• [RECORDS TO PROCESS]
— begin —

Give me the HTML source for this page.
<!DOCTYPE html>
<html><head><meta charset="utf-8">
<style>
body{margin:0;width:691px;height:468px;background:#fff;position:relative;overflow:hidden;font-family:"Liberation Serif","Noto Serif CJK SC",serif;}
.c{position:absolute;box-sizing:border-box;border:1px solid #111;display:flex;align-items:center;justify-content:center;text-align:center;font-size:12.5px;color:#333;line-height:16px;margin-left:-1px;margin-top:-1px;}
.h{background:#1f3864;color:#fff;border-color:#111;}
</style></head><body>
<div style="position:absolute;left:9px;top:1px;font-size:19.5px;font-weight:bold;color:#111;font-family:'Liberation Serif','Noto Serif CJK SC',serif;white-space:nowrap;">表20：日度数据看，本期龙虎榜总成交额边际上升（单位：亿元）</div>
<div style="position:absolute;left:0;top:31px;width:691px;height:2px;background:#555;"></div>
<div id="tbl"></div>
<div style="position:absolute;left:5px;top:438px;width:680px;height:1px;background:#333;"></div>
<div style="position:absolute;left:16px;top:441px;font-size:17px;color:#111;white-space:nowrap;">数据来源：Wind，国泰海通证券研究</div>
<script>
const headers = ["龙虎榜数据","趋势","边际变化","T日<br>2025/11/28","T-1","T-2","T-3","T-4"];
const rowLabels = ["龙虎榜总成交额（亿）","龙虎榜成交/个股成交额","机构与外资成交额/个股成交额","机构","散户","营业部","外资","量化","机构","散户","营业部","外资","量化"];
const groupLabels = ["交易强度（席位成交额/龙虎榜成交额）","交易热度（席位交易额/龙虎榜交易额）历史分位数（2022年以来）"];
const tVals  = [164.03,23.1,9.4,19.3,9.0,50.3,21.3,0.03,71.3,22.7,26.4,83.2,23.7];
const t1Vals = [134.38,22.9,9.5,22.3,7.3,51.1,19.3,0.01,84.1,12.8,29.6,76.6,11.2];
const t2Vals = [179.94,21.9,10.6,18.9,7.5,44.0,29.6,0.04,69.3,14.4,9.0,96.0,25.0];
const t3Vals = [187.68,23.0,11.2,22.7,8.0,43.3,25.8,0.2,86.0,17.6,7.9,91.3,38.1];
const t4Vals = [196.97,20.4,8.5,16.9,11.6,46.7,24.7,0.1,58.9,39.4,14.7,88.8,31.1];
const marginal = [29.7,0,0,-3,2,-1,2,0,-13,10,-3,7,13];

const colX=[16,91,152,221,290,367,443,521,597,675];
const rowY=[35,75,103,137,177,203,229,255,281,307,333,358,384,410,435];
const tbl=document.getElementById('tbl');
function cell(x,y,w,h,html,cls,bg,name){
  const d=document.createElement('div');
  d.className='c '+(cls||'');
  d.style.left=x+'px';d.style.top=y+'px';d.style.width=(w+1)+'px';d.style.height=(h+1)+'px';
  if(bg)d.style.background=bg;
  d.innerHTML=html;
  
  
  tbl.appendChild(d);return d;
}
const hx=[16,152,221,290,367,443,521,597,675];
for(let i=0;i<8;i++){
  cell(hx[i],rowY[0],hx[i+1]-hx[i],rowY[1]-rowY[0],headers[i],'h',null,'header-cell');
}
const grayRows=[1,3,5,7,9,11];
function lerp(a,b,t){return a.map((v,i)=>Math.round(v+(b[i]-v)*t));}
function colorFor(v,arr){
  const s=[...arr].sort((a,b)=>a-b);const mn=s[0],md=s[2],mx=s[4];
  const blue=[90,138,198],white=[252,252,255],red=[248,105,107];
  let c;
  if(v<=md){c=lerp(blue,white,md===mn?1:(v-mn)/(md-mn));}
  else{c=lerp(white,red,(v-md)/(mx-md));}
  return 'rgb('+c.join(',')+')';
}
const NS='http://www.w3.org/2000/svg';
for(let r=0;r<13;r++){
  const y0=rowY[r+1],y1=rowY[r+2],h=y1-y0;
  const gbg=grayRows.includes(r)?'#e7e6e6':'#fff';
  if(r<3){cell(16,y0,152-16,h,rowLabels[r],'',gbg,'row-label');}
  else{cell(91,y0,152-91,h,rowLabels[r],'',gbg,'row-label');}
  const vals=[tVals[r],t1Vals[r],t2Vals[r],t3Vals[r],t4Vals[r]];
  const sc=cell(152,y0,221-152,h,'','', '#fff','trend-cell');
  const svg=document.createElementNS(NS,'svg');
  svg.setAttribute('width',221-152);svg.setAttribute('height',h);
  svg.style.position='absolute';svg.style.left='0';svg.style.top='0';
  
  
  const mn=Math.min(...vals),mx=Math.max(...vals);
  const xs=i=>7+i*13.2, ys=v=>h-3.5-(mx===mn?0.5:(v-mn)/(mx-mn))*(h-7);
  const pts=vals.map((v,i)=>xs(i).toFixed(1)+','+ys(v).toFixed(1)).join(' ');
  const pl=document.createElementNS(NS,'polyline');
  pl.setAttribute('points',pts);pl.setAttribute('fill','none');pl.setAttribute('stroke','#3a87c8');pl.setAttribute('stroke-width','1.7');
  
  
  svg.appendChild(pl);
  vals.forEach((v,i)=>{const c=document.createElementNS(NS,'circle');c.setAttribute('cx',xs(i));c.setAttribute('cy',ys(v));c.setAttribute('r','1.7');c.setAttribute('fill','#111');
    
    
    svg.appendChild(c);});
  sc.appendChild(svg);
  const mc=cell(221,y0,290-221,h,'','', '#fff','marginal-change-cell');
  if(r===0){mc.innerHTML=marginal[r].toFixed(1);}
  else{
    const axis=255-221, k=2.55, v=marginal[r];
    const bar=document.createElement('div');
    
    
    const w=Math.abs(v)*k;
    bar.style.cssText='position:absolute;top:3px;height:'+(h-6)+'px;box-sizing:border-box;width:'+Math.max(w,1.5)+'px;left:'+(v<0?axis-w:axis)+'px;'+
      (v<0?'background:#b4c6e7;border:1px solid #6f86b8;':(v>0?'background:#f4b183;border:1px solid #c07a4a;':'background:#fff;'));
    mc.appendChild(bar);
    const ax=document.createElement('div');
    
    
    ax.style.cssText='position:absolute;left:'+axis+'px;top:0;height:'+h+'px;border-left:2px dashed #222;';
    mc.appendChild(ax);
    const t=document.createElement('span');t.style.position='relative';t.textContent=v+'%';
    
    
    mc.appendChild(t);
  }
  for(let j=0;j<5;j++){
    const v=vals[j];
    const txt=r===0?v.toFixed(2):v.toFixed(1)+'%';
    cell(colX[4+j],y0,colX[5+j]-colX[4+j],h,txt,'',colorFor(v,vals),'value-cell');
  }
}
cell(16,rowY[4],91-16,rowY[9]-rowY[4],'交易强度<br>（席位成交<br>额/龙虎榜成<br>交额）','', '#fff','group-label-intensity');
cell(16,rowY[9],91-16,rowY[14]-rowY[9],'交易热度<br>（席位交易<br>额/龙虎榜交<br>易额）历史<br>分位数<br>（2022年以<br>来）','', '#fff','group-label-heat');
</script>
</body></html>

— end —
— begin —

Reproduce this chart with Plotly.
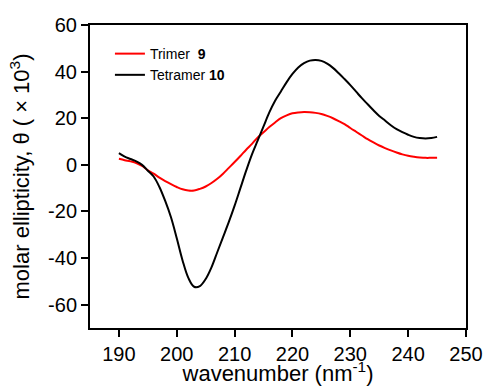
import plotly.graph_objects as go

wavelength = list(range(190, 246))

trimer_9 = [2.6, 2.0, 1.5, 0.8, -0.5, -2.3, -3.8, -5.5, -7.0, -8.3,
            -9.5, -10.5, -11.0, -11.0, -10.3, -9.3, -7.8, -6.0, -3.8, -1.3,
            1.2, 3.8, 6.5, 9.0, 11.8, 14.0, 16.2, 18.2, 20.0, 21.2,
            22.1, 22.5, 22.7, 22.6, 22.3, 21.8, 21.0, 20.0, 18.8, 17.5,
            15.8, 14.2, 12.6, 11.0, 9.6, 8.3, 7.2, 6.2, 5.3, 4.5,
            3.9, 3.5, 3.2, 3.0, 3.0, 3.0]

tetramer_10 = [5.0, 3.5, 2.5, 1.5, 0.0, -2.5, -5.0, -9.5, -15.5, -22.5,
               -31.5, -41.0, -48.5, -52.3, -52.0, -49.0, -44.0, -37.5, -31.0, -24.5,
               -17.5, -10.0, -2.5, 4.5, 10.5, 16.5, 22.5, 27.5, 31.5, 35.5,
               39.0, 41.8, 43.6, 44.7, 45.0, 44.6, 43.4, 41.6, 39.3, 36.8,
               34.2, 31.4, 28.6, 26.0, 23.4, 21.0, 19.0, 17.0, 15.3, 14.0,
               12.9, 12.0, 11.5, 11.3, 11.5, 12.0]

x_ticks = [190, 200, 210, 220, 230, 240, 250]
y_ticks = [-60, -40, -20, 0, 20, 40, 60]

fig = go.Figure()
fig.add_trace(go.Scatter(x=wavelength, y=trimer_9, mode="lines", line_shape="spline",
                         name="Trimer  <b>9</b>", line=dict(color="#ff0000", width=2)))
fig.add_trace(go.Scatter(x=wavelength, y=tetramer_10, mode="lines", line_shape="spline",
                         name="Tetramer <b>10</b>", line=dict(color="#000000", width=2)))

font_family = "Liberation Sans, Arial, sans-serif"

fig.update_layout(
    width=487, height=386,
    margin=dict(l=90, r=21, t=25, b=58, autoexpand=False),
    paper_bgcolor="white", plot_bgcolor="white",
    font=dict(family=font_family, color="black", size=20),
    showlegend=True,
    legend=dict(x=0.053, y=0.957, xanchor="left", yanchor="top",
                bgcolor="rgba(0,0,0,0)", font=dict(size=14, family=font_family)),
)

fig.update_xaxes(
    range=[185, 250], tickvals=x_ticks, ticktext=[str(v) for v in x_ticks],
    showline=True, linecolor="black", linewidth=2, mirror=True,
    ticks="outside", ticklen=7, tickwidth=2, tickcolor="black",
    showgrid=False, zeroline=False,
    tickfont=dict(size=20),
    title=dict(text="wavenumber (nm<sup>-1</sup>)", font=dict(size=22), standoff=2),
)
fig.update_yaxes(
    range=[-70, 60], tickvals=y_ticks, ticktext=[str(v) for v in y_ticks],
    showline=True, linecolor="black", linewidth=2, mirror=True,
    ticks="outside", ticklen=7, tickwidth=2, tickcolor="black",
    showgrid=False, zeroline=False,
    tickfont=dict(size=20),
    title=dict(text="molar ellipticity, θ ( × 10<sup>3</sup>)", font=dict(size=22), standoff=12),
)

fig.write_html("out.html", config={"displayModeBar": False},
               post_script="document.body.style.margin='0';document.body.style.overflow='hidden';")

— end —

In the listing above, find the line containing "Reproduce this chart with Plotly." and the line containing "3.9, 3.5, 3.2, 3.0, 3.0, 3.0]". Print those two lines and every line between them exactly, with no pictures.

• [FINAL RESULT]
Reproduce this chart with Plotly.
import plotly.graph_objects as go

wavelength = list(range(190, 246))

trimer_9 = [2.6, 2.0, 1.5, 0.8, -0.5, -2.3, -3.8, -5.5, -7.0, -8.3,
            -9.5, -10.5, -11.0, -11.0, -10.3, -9.3, -7.8, -6.0, -3.8, -1.3,
            1.2, 3.8, 6.5, 9.0, 11.8, 14.0, 16.2, 18.2, 20.0, 21.2,
            22.1, 22.5, 22.7, 22.6, 22.3, 21.8, 21.0, 20.0, 18.8, 17.5,
            15.8, 14.2, 12.6, 11.0, 9.6, 8.3, 7.2, 6.2, 5.3, 4.5,
            3.9, 3.5, 3.2, 3.0, 3.0, 3.0]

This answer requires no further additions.